PSF blur We observe that our modeled PSF blur (purple, Fig. 20 left) is in terms of SNR by considerably less severe than the severity levels of the remaining image corruptions of category blur. The mIoU with respect to PSF blur of the first two severity levels is considerably higher than for the remaining types of blur with a similar SNR (i.e., severity level 1 of defocus blur and motion blur), which is observed not only for the ResNet-50 (as illustrated in this Figure) backbone but also for all remaining backbones.

These results might indicate that a CNN could learn, to a certain extent, real PSF blur, which is inherently present in the training data. The fact that the mIoU with respect to PSF blur and Gaussian blur (i.e., the weakest blurs regarding their SNR) decreases when Gaussian blur is added to the training data might also support this hypothesis. However, the performance quickly degrades similarly to an mIoU score that is comparable to the remaining blur types.

Intensity noise The model performs significantly worse for our proposed noise model than for speckle noise, when the model is trained with clean data only (purple, Fig. 20 right, dashed lines). The model’s mIoU tends to converge to a common value for each image corruption of category noise. When noisy data is added to the training data, the model performs clearly superior to this particular image corruption. The mIoU of the fifth severity level of speckle noise and third severity level of impulse noise has a similar SNR, but the mIoU differs by approx. 30%.

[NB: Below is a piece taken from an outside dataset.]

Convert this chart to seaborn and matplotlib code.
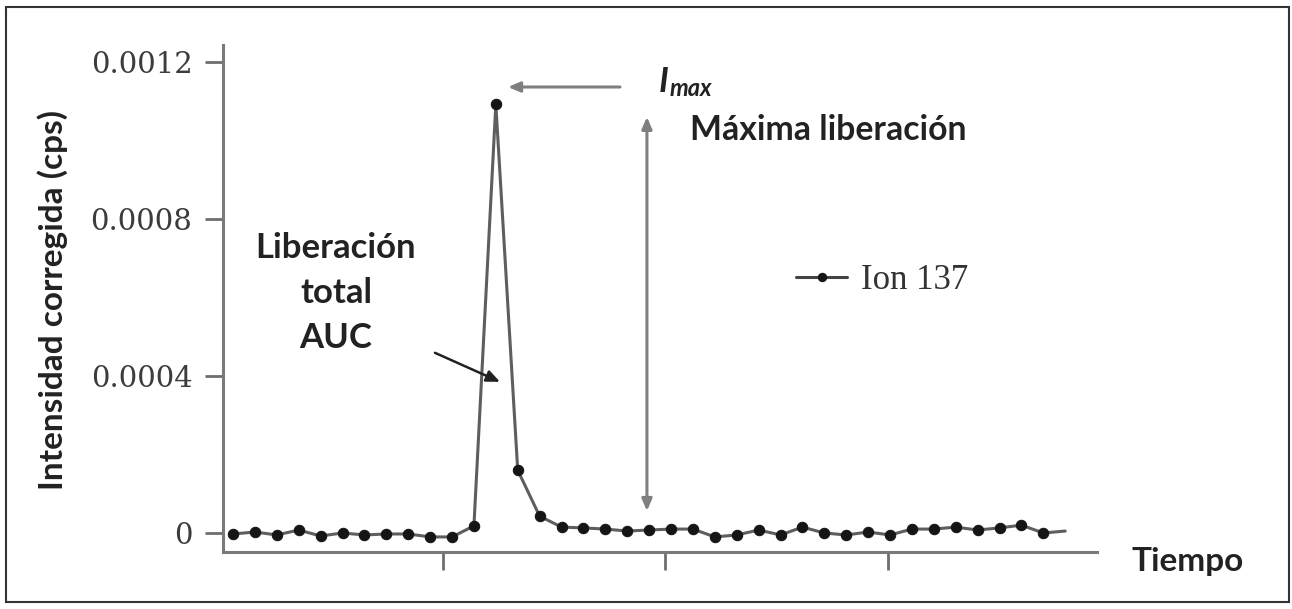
import matplotlib
matplotlib.use("Agg")
import matplotlib.pyplot as plt
import seaborn as sns
import pandas as pd
from matplotlib.patches import Rectangle

# ---- data ----
tiempo = list(range(39))
intensidad = [-2.5e-6, 2.5e-6, -5e-6, 7.6e-6, -7.6e-6, 0.0, -5e-6, -2.5e-6, -2.5e-6,
              -10e-6, -10e-6, 18e-6, 1092e-6, 160e-6, 43e-6, 15e-6, 13e-6, 10e-6,
              5e-6, 7.6e-6, 10e-6, 10e-6, -10e-6, -5e-6, 7.6e-6, -5e-6, 15e-6, 0.0,
              -5e-6, 2.5e-6, -5e-6, 10e-6, 10e-6, 15e-6, 7.6e-6, 13e-6, 20e-6, 0.0, 5e-6]
serie = "Ion 137"
y_ticks = [0, 0.0004, 0.0008, 0.0012]
y_tick_labels = ["0", "0.0004", "0.0008", "0.0012"]
x_ticks = [9.59, 19.73, 29.91]

df = pd.DataFrame({"Tiempo": tiempo, "Intensidad": intensidad, "Serie": serie})

sns.set_style("ticks")
plt.rcParams["font.family"] = ["Lato", "DejaVu Sans"]

W, H = 1292, 609
fig = plt.figure(figsize=(W / 100, H / 100), dpi=100)
ax = fig.add_axes([223 / W, 1 - 552 / H, (1097 - 223) / W, (552 - 45) / H])

sns.lineplot(data=df, x="Tiempo", y="Intensidad", ax=ax, color="#5e5e5e",
             linewidth=2.2, marker="o", markersize=7.5, markerfacecolor="#151515",
             markeredgecolor="#151515", markevery=list(range(len(tiempo) - 1)),
             label=serie)

ax.set_xlim(-0.457, 39.45)
ax.set_ylim(-4.84e-5, 0.001243)

for s in ["top", "right"]:
    ax.spines[s].set_visible(False)
for s in ["left", "bottom"]:
    ax.spines[s].set_color("#7a7a7a")
    ax.spines[s].set_linewidth(2.2)

ax.set_yticks(y_ticks)
ax.set_yticklabels(y_tick_labels, family="DejaVu Serif", fontsize=21, color="#3c3c3c")
ax.set_xticks(x_ticks)
ax.set_xticklabels([""] * len(x_ticks))
ax.tick_params(axis="both", direction="out", length=13, width=2.0, color="#6e6e6e")
ax.tick_params(axis="y", pad=9)

ax.set_ylabel("Intensidad corregida (cps)", fontsize=24, fontweight="bold", color="#222222")
ax.yaxis.set_label_coords(-0.177, 0.497)
ax.set_xlabel("Tiempo", fontsize=24, fontweight="bold", color="#222222", ha="left", va="center")
ax.xaxis.set_label_coords(1.04, -0.018)

# legend
leg = ax.legend(loc="center left", bbox_to_anchor=(0.656, 0.536), frameon=False,
                handlelength=1.45, handletextpad=0.4, borderpad=0, borderaxespad=0,
                prop={"family": "Liberation Serif", "size": 25})
for txt in leg.get_texts():
    txt.set_color("#333333")
for ln in leg.get_lines():
    ln.set_color("#444444")
    ln.set_markersize(6)

arrow_grey = "#7f7f7f"
# I_max arrow
ax.annotate("", xy=(12.56, 0.001136), xytext=(17.67, 0.001136),
            arrowprops=dict(arrowstyle="-|>,head_length=0.7,head_width=0.3",
                            color=arrow_grey, lw=2.2, shrinkA=0, shrinkB=0))
ax.text(19.45, 0.001124, "I", fontsize=25, fontweight="bold", style="italic",
        color="#222222", ha="left", va="baseline")
ax.text(19.95, 0.001114, "max", fontsize=17, fontweight="bold", style="italic",
        color="#222222", ha="left", va="baseline")

# Máxima liberación double arrow
ax.annotate("", xy=(18.9, 5.6e-5), xytext=(18.9, 0.00106),
            arrowprops=dict(arrowstyle="<|-|>,head_length=0.7,head_width=0.3",
                            color=arrow_grey, lw=2.2, shrinkA=0, shrinkB=0))
ax.text(27.17, 0.001001, "Máxima liberación", fontsize=24.3, fontweight="bold",
        color="#222222", ha="center", va="baseline")

# AUC arrow
ax.annotate("", xy=(12.19, 0.000385), xytext=(9.22, 0.000459),
            arrowprops=dict(arrowstyle="-|>,head_length=0.8,head_width=0.35",
                            color="#222222", lw=1.8, shrinkA=0, shrinkB=0))
for txt, yv in [("Liberación", 0.000701), ("total", 0.000586), ("AUC", 0.000471)]:
    ax.text(4.70, yv, txt, fontsize=25, fontweight="bold", color="#222222",
            ha="center", va="baseline")

# outer frame
fig.add_artist(Rectangle((6 / W, 1 - 602 / H), (1289 - 6) / W, (602 - 7) / H,
                         transform=fig.transFigure, fill=False, lw=1.5, ec="#333333"))

fig.savefig("out.png", dpi=100, facecolor="white")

This result indicates that semantic segmentation models generalize on image noise since a clear mIoU increase is observable; however, it depends strongly on the similarity of image noise models. Based on this assumption, the poor performance with respect to our proposed intensity noise (blue line) indicates that training a model with unrealistic image noise models, is not a reasonable choice for increasing model robustness towards real-world image noise.

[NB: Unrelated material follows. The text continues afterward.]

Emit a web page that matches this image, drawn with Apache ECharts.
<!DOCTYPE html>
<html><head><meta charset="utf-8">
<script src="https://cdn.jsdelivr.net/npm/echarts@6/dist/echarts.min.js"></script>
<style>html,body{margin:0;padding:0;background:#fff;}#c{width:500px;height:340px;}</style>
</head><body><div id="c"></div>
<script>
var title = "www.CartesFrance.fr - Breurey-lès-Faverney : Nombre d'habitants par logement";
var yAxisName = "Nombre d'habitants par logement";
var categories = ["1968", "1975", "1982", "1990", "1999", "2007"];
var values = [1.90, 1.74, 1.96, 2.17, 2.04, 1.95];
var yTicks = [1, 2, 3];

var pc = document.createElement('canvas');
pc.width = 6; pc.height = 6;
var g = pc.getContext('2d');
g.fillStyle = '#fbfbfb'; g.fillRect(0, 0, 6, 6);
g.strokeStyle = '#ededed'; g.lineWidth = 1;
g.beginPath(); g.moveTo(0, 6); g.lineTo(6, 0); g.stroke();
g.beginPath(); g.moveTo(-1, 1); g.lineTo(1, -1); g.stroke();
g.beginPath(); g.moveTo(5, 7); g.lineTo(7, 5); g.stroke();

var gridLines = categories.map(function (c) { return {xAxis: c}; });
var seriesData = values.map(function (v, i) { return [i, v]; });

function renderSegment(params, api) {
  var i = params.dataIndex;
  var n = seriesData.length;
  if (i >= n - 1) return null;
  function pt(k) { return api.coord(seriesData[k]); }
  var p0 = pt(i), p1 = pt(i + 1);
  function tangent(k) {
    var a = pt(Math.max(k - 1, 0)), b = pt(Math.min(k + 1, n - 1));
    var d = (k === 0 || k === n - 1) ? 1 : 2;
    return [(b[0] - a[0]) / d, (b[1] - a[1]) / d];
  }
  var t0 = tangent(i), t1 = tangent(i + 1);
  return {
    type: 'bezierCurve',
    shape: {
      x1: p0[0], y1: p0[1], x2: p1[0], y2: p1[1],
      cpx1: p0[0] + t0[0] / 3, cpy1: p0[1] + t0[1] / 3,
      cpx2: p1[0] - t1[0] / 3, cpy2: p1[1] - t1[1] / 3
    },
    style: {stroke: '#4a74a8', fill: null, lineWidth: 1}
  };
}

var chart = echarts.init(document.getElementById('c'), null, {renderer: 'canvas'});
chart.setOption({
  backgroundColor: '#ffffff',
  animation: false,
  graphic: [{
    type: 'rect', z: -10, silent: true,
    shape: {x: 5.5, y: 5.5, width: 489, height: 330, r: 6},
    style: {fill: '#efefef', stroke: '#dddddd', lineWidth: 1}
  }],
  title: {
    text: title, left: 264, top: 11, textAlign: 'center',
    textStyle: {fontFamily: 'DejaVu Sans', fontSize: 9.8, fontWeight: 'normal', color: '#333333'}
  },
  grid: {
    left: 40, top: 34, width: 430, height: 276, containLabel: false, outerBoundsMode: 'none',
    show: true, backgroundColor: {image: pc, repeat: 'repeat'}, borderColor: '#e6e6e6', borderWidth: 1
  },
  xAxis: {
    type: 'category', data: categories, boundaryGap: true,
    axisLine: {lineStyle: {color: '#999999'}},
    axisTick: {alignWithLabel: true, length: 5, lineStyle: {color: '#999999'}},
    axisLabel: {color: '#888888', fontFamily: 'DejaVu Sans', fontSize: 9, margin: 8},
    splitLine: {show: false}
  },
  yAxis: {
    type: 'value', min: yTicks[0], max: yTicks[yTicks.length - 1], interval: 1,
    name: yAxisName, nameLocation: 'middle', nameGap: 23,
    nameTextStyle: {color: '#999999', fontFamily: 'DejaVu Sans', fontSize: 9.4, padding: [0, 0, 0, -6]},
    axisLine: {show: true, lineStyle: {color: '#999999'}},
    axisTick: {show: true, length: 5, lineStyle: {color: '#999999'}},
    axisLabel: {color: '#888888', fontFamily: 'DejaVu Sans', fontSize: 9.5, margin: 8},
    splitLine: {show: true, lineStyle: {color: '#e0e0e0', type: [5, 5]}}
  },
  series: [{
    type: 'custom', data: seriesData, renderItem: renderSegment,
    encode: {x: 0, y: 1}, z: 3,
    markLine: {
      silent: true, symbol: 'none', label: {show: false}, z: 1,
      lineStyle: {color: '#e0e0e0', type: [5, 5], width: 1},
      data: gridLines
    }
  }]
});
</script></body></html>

Geometric distortion As stated in Sect. 5.2, the model performance with respect to geometric distortion is comparable among the benchmarked architectures (see the last column of Table 1). In general, the GSCNN is the most robust network against geometric distortion. The mIoU of GSCNN decreases for the first severity level by less than 1%. The Xception-based backbones are for the DeepLabv3\(+\) architecture the best-performing networks.

7 Conclusion

We have presented a detailed, large-scale evaluation of state-of-the-art semantic segmentation models with respect to real-world image corruptions. Based on the study, we report various findings of the robustness of specific architectural choices and the generalization behavior of semantic segmentation models. On the one hand, these findings are useful for practitioners to design the right model for their task at hand, where the types of image corruptions are often known. On the other hand, our detailed study may help to improve on the state-of-the-art for robust semantic segmentation models. When designing a semantic segmentation module for a practical application, such as autonomous driving, it is crucial to understand the robustness of the module with respect to a wide range of image corruptions.